There is one last reason why Final Fantasy XIII feels more linear than other Final Fantasy games. Simply put, there is not much for the player to do in the game. In most RPGs, there is more to do than just the main quest-line of the game. Designers of these games often have side-quests that player has the option of doing throughout the game. These quests allow the player to take a brief respite from the story and even allow his/her character(s) to grow stronger in preparation for battles ahead in the main story. They also allow to player to learn more about the world and begin to sympathize with the local populace by getting to know them and help them out. Final Fantasy XIII does not do that well at all. There is only one area that has any optional objectives whatsoever (which is the same area that allows for exploration). Furthermore, there is exactly one type of optional objective. Where other games have diverse side-quests where the player can find an item, kill a specific enemy, etc., Final Fantasy XIII also has one type of objective where the player finds the fossilized remains of someone who was cursed to have to kill a specific enemy and take up the quest for them. There are 60 of these fights and they are the only optional objective. They do not even add to the world like other side-quests in other games do since they do not give the player any information that they are not already aware of by going through the main storyline. Again, this is something Final Fantasy X did well. Throughout the game, there are a number of times where the party is allowed to just stop for a second and help out the local populace, giving the player the ability to play the game at his/her own pace and/or learn about the world and the people inhabiting it.

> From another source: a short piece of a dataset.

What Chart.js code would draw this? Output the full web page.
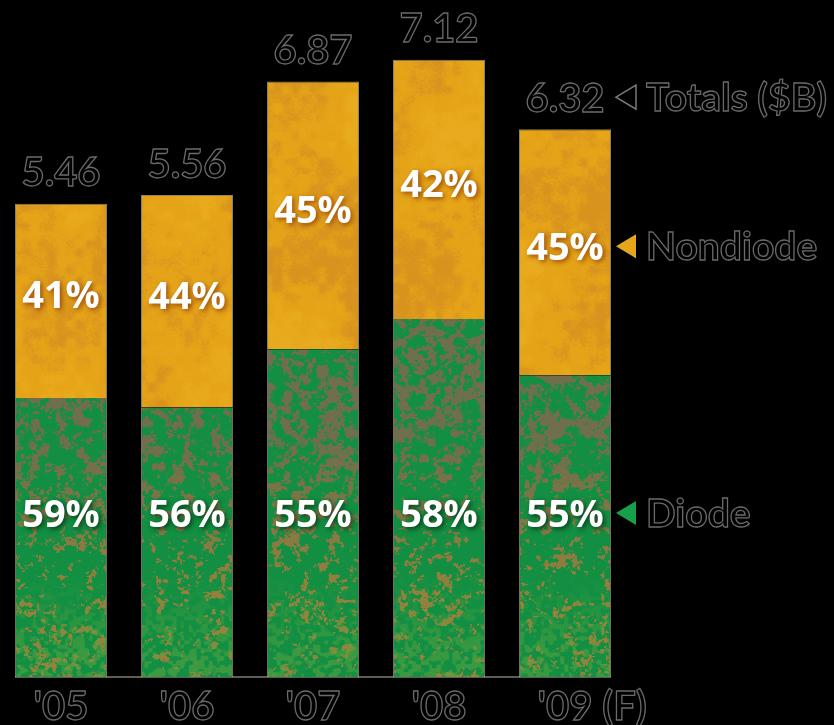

As I have said in prior articles, there is nothing inherently wrong with a linear game design philosophy. While it is not my preference, it can work so long as the player is immersed enough in the game that it no longer feels linear and that the game is railroading the player. This is ultimately the problem with Final Fantasy XIII: The game does not do enough to disguise its linear nature. The player feels like they are going through nothing but corridor after corridor completely absent of any form of sentient life. The player is not given enough incentive or context for this to work. Part of me wonders why so many little things went wrong in XIII. Square-Enix was much better at this before, as demonstrated by games created both before and slightly after the merging of Squaresoft and Enix. Hopefully they will be able to turn things around in the future, else I fear they might be another in a long line of corporations that have fallen by the wayside this console generation.